I started a relationship 2 years ago. In the first couple of months we were more sex partners and it was what I wanted initially. Eventually it got more serious and everyone knew her as my girl friend. We had a very beautiful relationship, for 1 year and half. Spending all of our free time together, having fun, going out, etc. During that period, I have been reminding her that this relation even-though very healthy, but it's not gonna stand forever. In fact, I did not want her to love me because I didn't have the feeling to stand with her forever.
5 months ago we had our first fight. The real problem was that she wanted to know what's gonna happen in future and if I want to marry her or not. I managed to convince her that our relation is only a friendship. But I started to think about marrying her. During this time I tested her in different ways to realize if she is the person I want to live with the rest of my life or not. But she failed in some of my tests (she did not know I'm testing her!).
2 months ago, we had a fight and I told her that I have been thinking about marriage and decided not to marry her and we broke up. She seems to be very surprises that I was thinking about marriage!
After break up, I went on a long vacation until last week. Tonight, I met her for dinner. She started to cry saying how much she loves me and misses me. she said that she has done everything on purpose to make me break up because she was tired of not knowing what's gonna happen in future. She insisted that it was her fault, and she wants me back.

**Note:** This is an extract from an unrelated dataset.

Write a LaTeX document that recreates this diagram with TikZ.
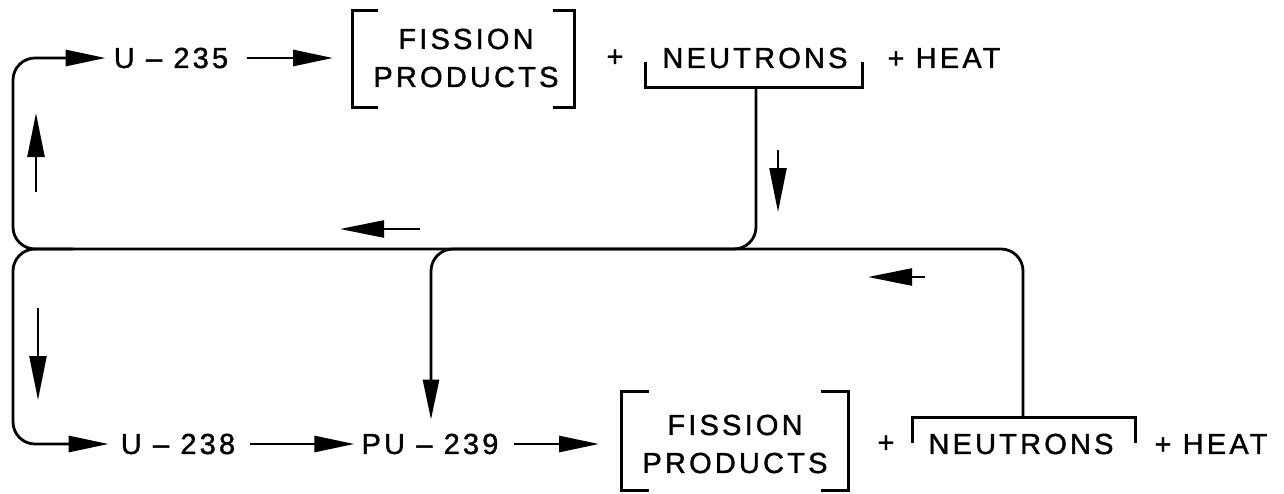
\documentclass[tikz,border=0pt]{standalone}
\usepackage{fontspec}
\setmainfont{Liberation Sans}[LetterSpace=11,FakeBold=1.3]
\usetikzlibrary{arrows.meta}
\begin{document}
\begin{tikzpicture}[x=1pt,y=-1pt,
  txt/.style={font=\fontsize{29}{38}\selectfont, inner sep=0pt, anchor=center},
  flow/.style={line width=2.8pt, rounded corners=22pt},
  brk/.style={line width=3pt},
  >={Triangle[length=40pt,width=16pt]},
  rowarr/.style={line width=2.8pt,->},
  ind/.style={line width=2.4pt,->,>={Triangle[length=44pt,width=17pt]}}]
\useasboundingbox (0,0) rectangle (1284,493);

% ---------- top row ----------
\node[txt] (u235) at (171,58) {U \textendash\ 235};
\node[txt, align=center] (fp1) at (466,58) {FISSION\\PRODUCTS};
\node[txt] (p1) at (615,58) {+};
\node[txt] (n1) at (755,58) {NEUTRONS};
\node[txt] (h1) at (944,58) {+ HEAT};

\coordinate (b1l) at (352,58);
\draw[brk] (378,10) -- (352,10) -- (352,107) -- (378,107);
\draw[brk] (553,10) -- (574,10) -- (574,107) -- (553,107);
\draw[brk] (645,62) -- (645,87) -- (862,87) -- (862,62);
\coordinate (s1) at (756,87);

\draw[rowarr] ([xshift=19pt]u235.east) -- ([xshift=-19pt]b1l);

% ---------- bottom row ----------
\node[txt] (u238) at (178,444) {U \textendash\ 238};
\node[txt] (pu239) at (430,444) {PU \textendash\ 239};
\node[txt, align=center] (fp2) at (735,444) {FISSION\\PRODUCTS};
\node[txt] (p2) at (886,444) {+};
\node[txt] (n2) at (1021,444) {NEUTRONS};
\node[txt] (h2) at (1211,444) {+ HEAT};

\coordinate (b2l) at (621,444);
\draw[brk] (649,391) -- (621,391) -- (621,490) -- (649,490);
\draw[brk] (821,391) -- (848,391) -- (848,490) -- (821,490);
\draw[brk] (912,443) -- (912,417) -- (1135,417) -- (1135,443);
\coordinate (s2) at (1023,417);

\draw[rowarr] ([xshift=15pt]u238.east) -- ([xshift=-7pt]pu239.west);
\draw[rowarr] ([xshift=15pt]pu239.east) -- ([xshift=-22pt]b2l);

% ---------- recycling lines ----------
\coordinate (jl) at (13,249);
\coordinate (jr) at (431,249);
\coordinate (tipU5) at ([xshift=-8pt]u235.west);
\coordinate (tipU8) at ([xshift=-12pt]u238.west);
\coordinate (tipPU) at ([yshift=14pt]pu239.north);

\draw[flow,->] (s1) -- (s1 |- jl) -- (jl) -- (jl |- tipU5) -- (tipU5);
\draw[flow,->] ([xshift=60pt]jl) -- (jl) -- (jl |- tipU8) -- (tipU8);
\draw[flow,->] (s2) -- (s2 |- jr) -- (jr) -- (jr |- tipPU);

% ---------- direction indicators ----------
\draw[ind] (778,150) -- (778,212);
\draw[ind] (420,229) -- (340,229);
\draw[ind] (36,192) -- (36,113);
\draw[ind] (38,308) -- (38,400);
\draw[ind] (925,277) -- (868,277);
\end{tikzpicture}
\end{document}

I really like her, but I'm not sure if I love her. I can not understand if I miss her is because of my loneliness, or because of I love her. I saw someone with similar situation asking the same question in a forum. Some others have responded that since he wonders he does not love the girl, if he had loved her wouldn't have asked in the forum!!
I'm very confused now. I do not know if I should continue this relation, or looking for new relations.
Any advice is very much appreciated.